Conflicting Strategies
Schwarzenegger and Republicans wanted to dismantle the state’s main welfare program and slash $12.4 billion of spending. Democrats proposed $5.9 billion in higher taxes and fees combined with $8 billion of spending cuts.
Calling the accord “a no-tax budget that protects California jobs,” Assembly Minority Leader Martin Garrick, a Republican from Carlsbad, said a vote on the plan is expected on Oct. 7.
“Obviously if we are in agreement, then we think it is a budget that will pass,” said Senate Minority Leader Dennis Hollingsworth, a Republican from Murrieta, north of San Diego.
Schwarzenegger, who is approaching the end of his term, and Democrats, who hold a majority in both legislative chambers, disagreed on how much spending to cut and whether to raise taxes to fill the gap. California requires a two-thirds vote in both the Assembly and Senate to pass budgets, and neither party holds enough seats to meet that threshold. That forced lawmakers to agree on a compromise plan before bringing it to a vote.
Short-Term Borrowing
Lockyer, the state treasurer, said Sept. 27 that he was lining up a short-term loan of more than $5 billion from a group of Wall Street banks to tide the state over with enough cash once a budget is enacted. He said the borrowing would be repaid with the short-term notes.

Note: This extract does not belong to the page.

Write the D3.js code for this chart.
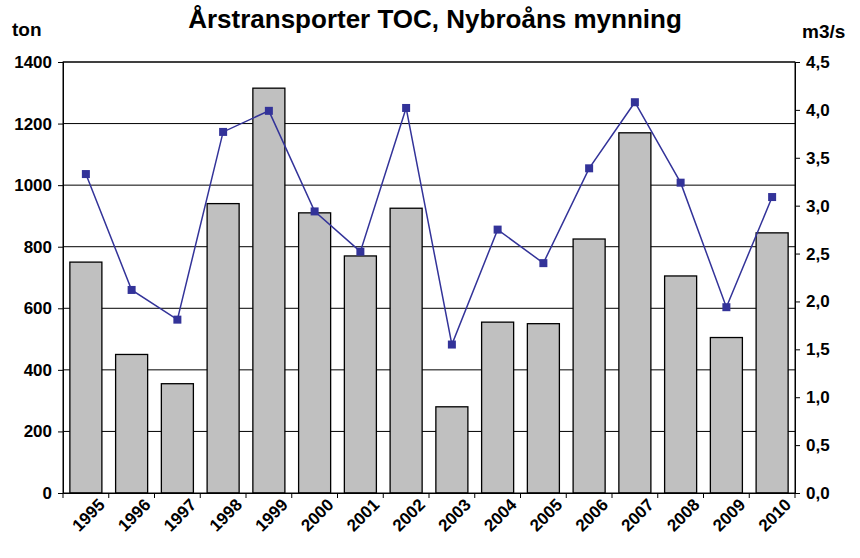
<!DOCTYPE html>
<html><head><meta charset="utf-8">
<script src="https://cdn.jsdelivr.net/npm/d3@7"></script>
<style>body{margin:0;background:#fff}text{font-family:"Liberation Sans",Arial,sans-serif;font-weight:bold}</style>
</head><body><svg id="c" width="860" height="558"></svg>
<script>
const years=["1995","1996","1997","1998","1999","2000","2001","2002","2003","2004","2005","2006","2007","2008","2009","2010"];
const tons=[750,450,355,940,1315,910,770,925,280,555,550,825,1170,705,505,845];
const flow=[3.33,2.12,1.81,3.77,3.99,2.94,2.52,4.02,1.55,2.75,2.40,3.39,4.08,3.24,1.94,3.09];
const leftTicks=[0,200,400,600,800,1000,1200,1400];
const rightTicks=[0,0.5,1,1.5,2,2.5,3,3.5,4,4.5];
const svg=d3.select("#c");
const L=63,R=795,T=62,B=493;
const x=d3.scaleBand().domain(years).range([L,R]).paddingInner(0.3).paddingOuter(0.15);
const y=d3.scaleLinear().domain([0,1400]).range([B,T]);
const y2=d3.scaleLinear().domain([0,4.5]).range([B,T]);
svg.append("g").selectAll("line").data(leftTicks.slice(1)).join("line")
 .attr("x1",L).attr("x2",R).attr("y1",d=>y(d)).attr("y2",d=>y(d)).attr("stroke","#000");
svg.append("g").selectAll("rect").data(years).join("rect")
 .attr("x",d=>x(d)).attr("width",x.bandwidth()).attr("y",(d,i)=>y(tons[i])).attr("height",(d,i)=>B-y(tons[i]))
 .attr("fill","#c0c0c0").attr("stroke","#000").attr("stroke-width",1.3);
svg.append("rect").attr("x",L).attr("y",T).attr("width",R-L).attr("height",B-T).attr("fill","none").attr("stroke","#000");
const ax=svg.append("g").attr("transform",`translate(${L},0)`).call(d3.axisLeft(y).tickValues(leftTicks).tickSize(5).tickPadding(6).tickFormat(d3.format("d")));
const ax2=svg.append("g").attr("transform",`translate(${R},0)`).call(d3.axisRight(y2).tickValues(rightTicks).tickSize(5).tickPadding(6).tickFormat(d=>d3.format(".1f")(d).replace(".",",")));
const xb=svg.append("g").attr("transform",`translate(0,${B})`).call(d3.axisBottom(x).tickSize(5).tickSizeOuter(0));
xb.selectAll(".tick line").attr("transform",`translate(${-x.step()/2},0)`);
xb.append("line").attr("x1",R).attr("x2",R).attr("y1",0).attr("y2",5).attr("stroke","#000");
xb.selectAll("text").attr("transform","rotate(-45)").attr("text-anchor","end").attr("dx","0.3em").attr("dy","0.9em");
[ax,ax2,xb].forEach(g=>{g.selectAll("text").attr("font-size",17).attr("fill","#000");g.select(".domain").attr("stroke","#000");});
const line=d3.line().x((d,i)=>x(years[i])+x.bandwidth()/2).y(d=>y2(d));
svg.append("path").datum(flow).attr("d",line).attr("fill","none").attr("stroke","#333399").attr("stroke-width",1.5);
svg.append("g").selectAll("rect").data(flow).join("rect")
 .attr("x",(d,i)=>x(years[i])+x.bandwidth()/2-4).attr("y",d=>y2(d)-4).attr("width",8).attr("height",8).attr("fill","#333399");
svg.append("text").attr("x",435).attr("y",28).attr("text-anchor","middle").attr("font-size",26).text("Årstransporter TOC, Nybroåns mynning");
svg.append("text").attr("x",12).attr("y",36).attr("font-size",19).text("ton");
svg.append("text").attr("x",802).attr("y",38).attr("font-size",19).text("m3/s");
</script></body></html>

The state’s constitution says lawmakers must send a budget to the governor by June 15, about two weeks before the start of the new fiscal year. The Legislature has met that deadline five times in the last 30 years. The fiscal 2008 budget was sent to Schwarzenegger on Sept. 16 and signed into law on Sept. 23, the latest the state went without a spending plan until this year.
California, with the world’s eighth-largest economy, issued $2.6 billion of IOUs last year after a similar budget stalemate. That was only the second time since the Great Depression that the state had to use warrants to cover costs and conserve cash.
In January, Standard & Poor’s cut California’s credit grade to A-, its lowest among U.S. states, citing fiscal imbalances and recurring cash-flow problems. S&P has said it may reduce the state’s rating again if the budget crisis worsens.